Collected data
==*==

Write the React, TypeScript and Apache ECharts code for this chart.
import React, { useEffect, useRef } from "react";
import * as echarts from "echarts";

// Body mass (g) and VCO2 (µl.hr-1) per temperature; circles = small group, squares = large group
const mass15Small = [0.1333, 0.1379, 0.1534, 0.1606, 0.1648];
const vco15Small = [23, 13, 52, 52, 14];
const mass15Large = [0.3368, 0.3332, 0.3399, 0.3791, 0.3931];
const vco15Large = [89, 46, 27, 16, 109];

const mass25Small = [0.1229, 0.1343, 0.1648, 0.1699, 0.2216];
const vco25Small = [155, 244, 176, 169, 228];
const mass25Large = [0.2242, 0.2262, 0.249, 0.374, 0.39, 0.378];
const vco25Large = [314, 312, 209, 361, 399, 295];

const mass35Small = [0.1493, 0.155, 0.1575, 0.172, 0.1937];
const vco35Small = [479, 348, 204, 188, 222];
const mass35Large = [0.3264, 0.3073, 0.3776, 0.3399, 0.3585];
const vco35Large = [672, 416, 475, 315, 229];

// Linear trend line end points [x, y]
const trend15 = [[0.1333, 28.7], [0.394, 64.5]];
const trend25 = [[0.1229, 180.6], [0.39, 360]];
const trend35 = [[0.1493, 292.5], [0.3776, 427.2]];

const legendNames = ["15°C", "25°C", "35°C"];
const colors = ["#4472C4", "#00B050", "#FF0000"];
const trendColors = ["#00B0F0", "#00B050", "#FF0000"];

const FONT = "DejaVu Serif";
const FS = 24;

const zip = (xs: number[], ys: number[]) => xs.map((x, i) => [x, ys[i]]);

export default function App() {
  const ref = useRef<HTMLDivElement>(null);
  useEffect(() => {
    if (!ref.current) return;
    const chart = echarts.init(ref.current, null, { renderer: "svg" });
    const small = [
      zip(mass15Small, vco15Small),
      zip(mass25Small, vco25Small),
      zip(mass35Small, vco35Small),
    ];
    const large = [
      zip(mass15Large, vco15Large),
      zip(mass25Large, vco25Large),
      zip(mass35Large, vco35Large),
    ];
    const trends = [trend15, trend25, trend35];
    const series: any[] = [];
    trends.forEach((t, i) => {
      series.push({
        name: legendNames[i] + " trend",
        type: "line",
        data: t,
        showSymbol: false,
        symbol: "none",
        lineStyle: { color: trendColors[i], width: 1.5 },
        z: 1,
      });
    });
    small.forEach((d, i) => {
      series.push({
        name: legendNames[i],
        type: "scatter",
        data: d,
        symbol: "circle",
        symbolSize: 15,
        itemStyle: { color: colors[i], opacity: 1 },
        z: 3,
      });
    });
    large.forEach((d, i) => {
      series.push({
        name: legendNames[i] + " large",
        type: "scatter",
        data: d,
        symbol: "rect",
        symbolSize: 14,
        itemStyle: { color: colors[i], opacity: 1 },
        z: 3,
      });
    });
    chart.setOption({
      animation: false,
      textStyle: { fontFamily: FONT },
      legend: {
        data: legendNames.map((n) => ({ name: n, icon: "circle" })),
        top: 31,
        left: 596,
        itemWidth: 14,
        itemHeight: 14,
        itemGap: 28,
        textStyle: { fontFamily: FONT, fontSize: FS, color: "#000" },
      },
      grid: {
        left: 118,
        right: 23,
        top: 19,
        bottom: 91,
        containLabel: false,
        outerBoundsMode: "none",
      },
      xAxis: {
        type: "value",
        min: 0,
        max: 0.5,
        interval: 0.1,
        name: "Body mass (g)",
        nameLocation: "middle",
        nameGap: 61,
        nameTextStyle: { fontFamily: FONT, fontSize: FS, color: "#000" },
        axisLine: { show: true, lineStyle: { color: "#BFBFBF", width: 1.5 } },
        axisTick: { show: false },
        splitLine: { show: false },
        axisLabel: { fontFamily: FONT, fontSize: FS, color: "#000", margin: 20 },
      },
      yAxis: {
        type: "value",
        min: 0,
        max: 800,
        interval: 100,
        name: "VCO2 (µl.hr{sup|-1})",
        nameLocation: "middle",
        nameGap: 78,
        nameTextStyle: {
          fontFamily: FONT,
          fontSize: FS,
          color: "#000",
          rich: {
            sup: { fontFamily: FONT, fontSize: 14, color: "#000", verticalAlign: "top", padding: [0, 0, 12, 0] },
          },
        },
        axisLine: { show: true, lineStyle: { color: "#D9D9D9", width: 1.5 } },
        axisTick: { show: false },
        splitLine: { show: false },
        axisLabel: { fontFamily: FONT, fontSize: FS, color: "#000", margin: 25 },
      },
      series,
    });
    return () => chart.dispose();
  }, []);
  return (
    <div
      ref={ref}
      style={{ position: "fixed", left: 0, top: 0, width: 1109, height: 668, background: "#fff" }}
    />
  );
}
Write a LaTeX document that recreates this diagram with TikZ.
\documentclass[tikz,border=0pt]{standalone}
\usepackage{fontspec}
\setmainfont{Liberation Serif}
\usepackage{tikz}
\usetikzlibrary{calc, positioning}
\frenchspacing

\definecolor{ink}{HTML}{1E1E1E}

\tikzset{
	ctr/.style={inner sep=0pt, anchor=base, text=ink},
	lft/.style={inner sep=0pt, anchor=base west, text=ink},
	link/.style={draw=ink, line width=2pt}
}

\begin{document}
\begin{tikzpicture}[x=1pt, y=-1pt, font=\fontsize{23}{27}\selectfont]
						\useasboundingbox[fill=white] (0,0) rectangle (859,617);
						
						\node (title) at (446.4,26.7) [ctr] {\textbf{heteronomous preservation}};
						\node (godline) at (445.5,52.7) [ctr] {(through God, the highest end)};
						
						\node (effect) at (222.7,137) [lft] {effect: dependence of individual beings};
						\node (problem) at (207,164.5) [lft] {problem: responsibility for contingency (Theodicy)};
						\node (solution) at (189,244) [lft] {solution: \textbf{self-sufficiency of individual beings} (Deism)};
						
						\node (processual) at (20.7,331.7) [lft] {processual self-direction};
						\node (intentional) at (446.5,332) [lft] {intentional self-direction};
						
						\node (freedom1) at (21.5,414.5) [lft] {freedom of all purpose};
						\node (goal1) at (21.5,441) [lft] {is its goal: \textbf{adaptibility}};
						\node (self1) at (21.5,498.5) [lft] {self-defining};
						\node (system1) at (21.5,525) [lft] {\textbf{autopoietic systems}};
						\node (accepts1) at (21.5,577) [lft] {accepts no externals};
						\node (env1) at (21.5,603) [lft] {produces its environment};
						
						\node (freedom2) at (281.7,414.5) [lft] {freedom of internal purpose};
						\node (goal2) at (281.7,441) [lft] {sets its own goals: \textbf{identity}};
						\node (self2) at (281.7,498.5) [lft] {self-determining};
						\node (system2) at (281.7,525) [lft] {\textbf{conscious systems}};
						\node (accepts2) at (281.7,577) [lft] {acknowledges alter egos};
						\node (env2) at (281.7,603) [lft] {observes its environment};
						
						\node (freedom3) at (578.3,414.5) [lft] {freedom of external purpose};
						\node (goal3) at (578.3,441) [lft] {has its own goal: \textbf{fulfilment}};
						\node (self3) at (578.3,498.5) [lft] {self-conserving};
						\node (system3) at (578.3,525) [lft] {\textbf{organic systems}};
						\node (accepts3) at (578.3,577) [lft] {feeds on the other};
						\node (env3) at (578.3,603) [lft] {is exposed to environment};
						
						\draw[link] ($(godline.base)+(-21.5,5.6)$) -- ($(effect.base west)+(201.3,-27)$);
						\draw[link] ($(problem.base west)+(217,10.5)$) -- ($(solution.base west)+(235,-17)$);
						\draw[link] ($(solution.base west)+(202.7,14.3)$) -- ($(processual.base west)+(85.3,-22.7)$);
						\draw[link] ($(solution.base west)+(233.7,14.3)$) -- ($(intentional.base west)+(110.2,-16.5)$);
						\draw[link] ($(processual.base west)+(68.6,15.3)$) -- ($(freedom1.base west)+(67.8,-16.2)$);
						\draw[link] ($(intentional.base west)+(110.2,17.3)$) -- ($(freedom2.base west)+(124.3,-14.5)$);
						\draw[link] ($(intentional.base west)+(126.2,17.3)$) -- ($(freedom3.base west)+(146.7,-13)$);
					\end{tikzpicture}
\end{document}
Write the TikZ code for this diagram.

==*==

--- The request ---
Set down the lines above as they stand, starting with the first line and ending with the line that contains "const vco35Large = [672, 416, 475, 315, 229];".

--- Response to the exercise ---
Write the React, TypeScript and Apache ECharts code for this chart.
import React, { useEffect, useRef } from "react";
import * as echarts from "echarts";

// Body mass (g) and VCO2 (µl.hr-1) per temperature; circles = small group, squares = large group
const mass15Small = [0.1333, 0.1379, 0.1534, 0.1606, 0.1648];
const vco15Small = [23, 13, 52, 52, 14];
const mass15Large = [0.3368, 0.3332, 0.3399, 0.3791, 0.3931];
const vco15Large = [89, 46, 27, 16, 109];

const mass25Small = [0.1229, 0.1343, 0.1648, 0.1699, 0.2216];
const vco25Small = [155, 244, 176, 169, 228];
const mass25Large = [0.2242, 0.2262, 0.249, 0.374, 0.39, 0.378];
const vco25Large = [314, 312, 209, 361, 399, 295];

const mass35Small = [0.1493, 0.155, 0.1575, 0.172, 0.1937];
const vco35Small = [479, 348, 204, 188, 222];
const mass35Large = [0.3264, 0.3073, 0.3776, 0.3399, 0.3585];
const vco35Large = [672, 416, 475, 315, 229];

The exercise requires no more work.